What do we know of this great innovator and composer, who born just over 200 years ago (in fact 1 March 1810 according to him although the parish register records the birth as 22 February). His father was a French immigrant to Poland and his mother was completely Polish. They were a musical family with the father taking up a post as a French teacher at an exclusive school in Warsaw when he was still young and his mother giving music lessons to boarders at the school and some residing with them in their home, which was maintained as a boarding house.
His earliest music teacher was his oldest sister but by the age of 7 he was giving public concerts and published 2 of his earliest works; the Polonaises in G and B-flat Major. Such was his early fame that he was being advertized as a Polish Mozart or Mendelssohn. He became a star attraction at fashionable events in Warsaw during the formative years and while he was getting educated including study at the Warsaw Conservatory.
At the age of 21, already reasonably famous, he left Poland and went to Vienna, At this stage a Warsaw uprising occurred against the Russian occupiers, and his traveling companion returned to Poland, while Chopin stayed in Vienna, intending to go on to Italy. He now became a staunch supporter of Poland and was devastated when he heard that the uprising had been crushed. In this period he composed the Revolutionary etude in C minor (Opus 10) and the Scherzo in B minor (opus 20).

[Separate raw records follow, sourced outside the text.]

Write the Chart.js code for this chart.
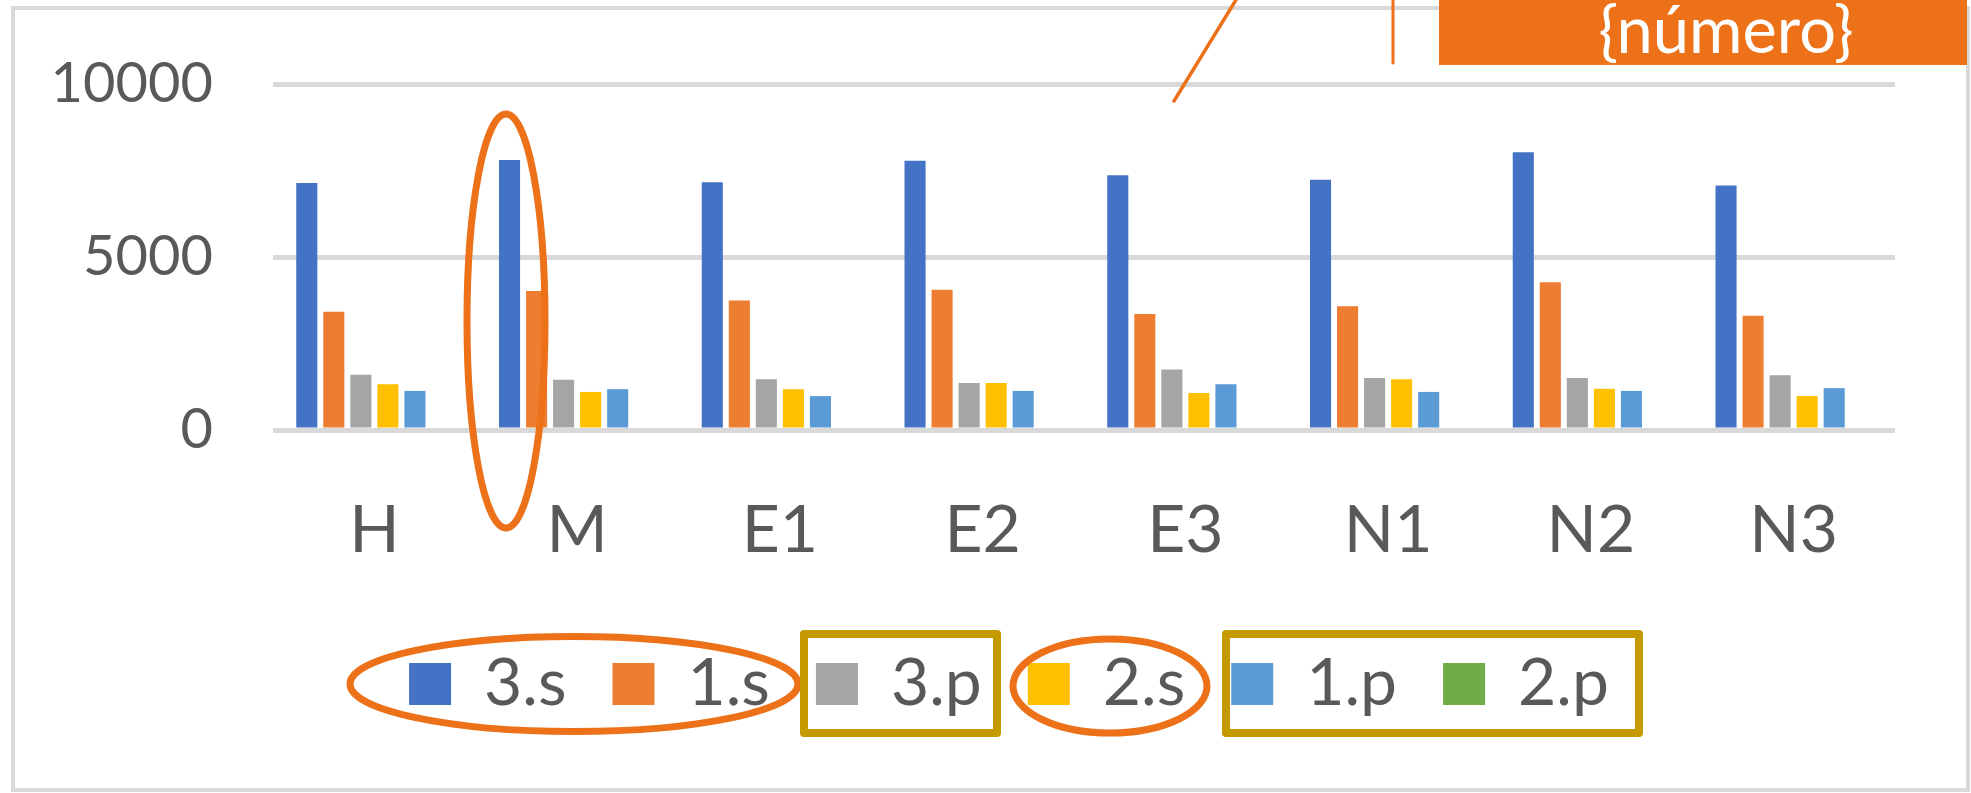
<!DOCTYPE html>
<html>
<head>
<meta charset="utf-8">
<script src="https://cdn.jsdelivr.net/npm/chart.js@4"></script>
<style>
  html, body { margin: 0; padding: 0; background: #ffffff; }
  #wrap { width: 1971px; height: 793px; position: relative; }
  canvas { display: block; }
</style>
</head>
<body>
<div id="wrap"><canvas id="c" width="1971" height="793"></canvas></div>
<script>
// ---- data ----
const categories = ['H', 'M', 'E1', 'E2', 'E3', 'N1', 'N2', 'N3'];
const seriesNames = ['3.s', '1.s', '3.p', '2.s', '1.p', '2.p'];
const s3 = [7140, 7800, 7160, 7780, 7360, 7230, 8030, 7070];
const s1 = [3420, 4020, 3740, 4050, 3350, 3580, 4270, 3300];
const p3 = [1600, 1450, 1470, 1360, 1750, 1500, 1500, 1580];
const s2 = [1320, 1100, 1180, 1360, 1070, 1470, 1190, 980];
const p1 = [1130, 1180, 980, 1130, 1320, 1100, 1130, 1210];
const p2 = [0, 0, 0, 0, 0, 0, 0, 0];
const yTicks = [0, 5000, 10000];
const calloutText = '{número}';

// ---- styles ----
const seriesColors = ['#4472C4', '#ED7D31', '#A5A5A5', '#FFC000', '#5B9BD5', '#70AD47'];
const seriesValues = [s3, s1, p3, s2, p1, p2];
const FONT = 'Lato, "Open Sans", sans-serif';
const TXT = '#595959';
const ORANGE = '#EC7118';
const GOLD = '#C59A00';

const decorations = {
  id: 'decorations',
  afterLayout(chart) {
    const lg = chart.legend;
    if (lg) {
      lg.left += 55; lg.right += 55;
      lg.top -= 4; lg.bottom -= 4;
    }
  },
  beforeDraw(chart) {
    const ctx = chart.ctx;
    ctx.save();
    ctx.fillStyle = '#ffffff';
    ctx.fillRect(0, 0, chart.width, chart.height);
    ctx.strokeStyle = '#D9D9D9';
    ctx.lineWidth = 4;
    ctx.strokeRect(13, 8, 1955, 782);
    ctx.restore();
  },
  afterDraw(chart) {
    const ctx = chart.ctx;
    ctx.save();
    // ellipse around M
    ctx.strokeStyle = ORANGE;
    ctx.lineWidth = 7;
    ctx.beginPath();
    ctx.ellipse(506, 321, 39, 207, 0, 0, Math.PI * 2);
    ctx.stroke();
    // legend ellipses
    ctx.beginPath();
    ctx.ellipse(574, 684, 224, 47.5, 0, 0, Math.PI * 2);
    ctx.stroke();
    ctx.beginPath();
    ctx.ellipse(1110, 686, 97, 47, 0, 0, Math.PI * 2);
    ctx.stroke();
    // gold rectangles
    ctx.strokeStyle = GOLD;
    ctx.lineWidth = 8;
    ctx.lineJoin = 'round';
    ctx.strokeRect(804, 634, 193, 99);
    ctx.strokeRect(1226, 634, 413, 99);
    // callout lines
    ctx.strokeStyle = ORANGE;
    ctx.lineWidth = 3.5;
    ctx.lineCap = 'round';
    ctx.beginPath();
    ctx.moveTo(1174, 101);
    ctx.lineTo(1239, -5);
    ctx.stroke();
    ctx.lineWidth = 3;
    ctx.beginPath();
    ctx.moveTo(1393, -2);
    ctx.lineTo(1393, 63);
    ctx.stroke();
    // callout box
    ctx.fillStyle = ORANGE;
    ctx.fillRect(1439, 0, 528, 65);
    ctx.fillStyle = '#ffffff';
    ctx.font = '65px ' + FONT;
    ctx.textAlign = 'center';
    ctx.textBaseline = 'alphabetic';
    ctx.fillText(calloutText, 1726, 53);
    ctx.restore();
  }
};

const PAD_BOTTOM = 62;
const PLOT_BOTTOM = 430;

new Chart(document.getElementById('c'), {
  type: 'bar',
  data: {
    labels: categories,
    datasets: seriesNames.map((name, i) => ({
      label: name,
      data: seriesValues[i],
      backgroundColor: seriesColors[i],
      borderWidth: 0,
      categoryPercentage: 0.8,
      barPercentage: 0.78
    }))
  },
  options: {
    responsive: false,
    animation: false,
    devicePixelRatio: 1,
    layout: { padding: { left: 13, right: 76, top: 84, bottom: PAD_BOTTOM } },
    plugins: {
      legend: {
        position: 'bottom',
        labels: {
          boxWidth: 42,
          boxHeight: 42,
          padding: 46,
          color: TXT,
          font: { family: FONT, size: 66 }
        }
      },
      tooltip: { enabled: false }
    },
    scales: {
      x: {
        grid: { display: false, drawTicks: false },
        border: { display: false },
        ticks: { color: TXT, font: { family: FONT, size: 66 }, padding: 61, maxRotation: 0 },
        afterFit(scale) {
          const lh = scale.chart.legend ? scale.chart.legend.height : 0;
          scale.height = scale.chart.height - PAD_BOTTOM - lh - PLOT_BOTTOM;
        }
      },
      y: {
        min: 0,
        max: 10000,
        afterBuildTicks(scale) {
          scale.ticks = yTicks.map(v => ({ value: v }));
        },
        grid: { color: '#D9D9D9', lineWidth: 5, drawTicks: false },
        border: { display: false },
        ticks: {
          color: TXT,
          font: { family: FONT, size: 56, lineHeight: 0.4 },
          padding: 60,
          callback: v => String(v)
        },
        afterFit(scale) { scale.width = 260; }
      }
    }
  },
  plugins: [decorations]
});
</script>
</body>
</html>
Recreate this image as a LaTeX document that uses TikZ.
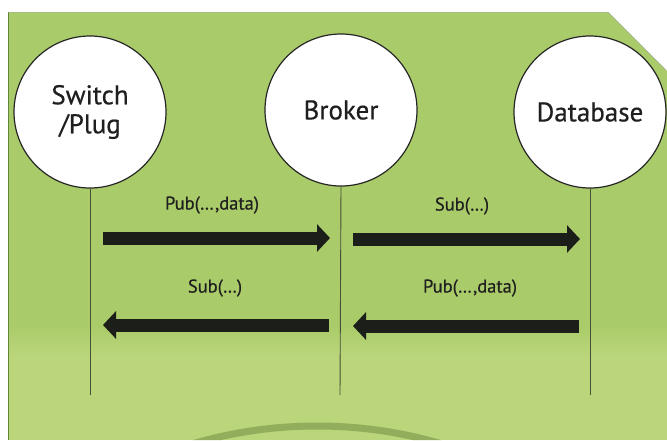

He then went to Paris where he remained for the rest of his short life. His first concert in Paris in 1832 (at the age of 22) confirmed him as a celebrity and was much sought after. Unfortunately he contracted Tuberculosis, which was a common ailment and sadly a killer. This was to end his life at the young age of 39.
But in those 39 years his accomplishments were legendary. His works include, apart from two piano concertos (both 1830) and four other works for piano and orchestra, 60 mazurkas, 27 études, 26 preludes, 21 nocturnes, some 20 waltzes, 16 polonaises, 4 ballades, 4 scherzos, and 3 sonatas. Many of these works are still part of the repertoire of today and there are many pianists who have become known a Chopin specialists before moving on to play other composers. Among there is Vladimir Ashkenazy, Maurizio Pollini and Valeri Kissin.
In Paris Chopin has a 10 year relationship with a famous French writer Aurore Dudevant, known as George Sand. His fame was confirmed and although suffering from failing health he continued performing and composing.
But an unfortunate vacation spent in bad weather with George Sand in Majorca, although productive composition wise, was disastrous for his Tuberculosis and from then on his health continually deteriorated. After George Sand left him in 1847 he lost interest in life. He did, however, make a trip to England where, amongst others, he performed for Queen Victoria.
He returned to Paris where he died on October 17 1849.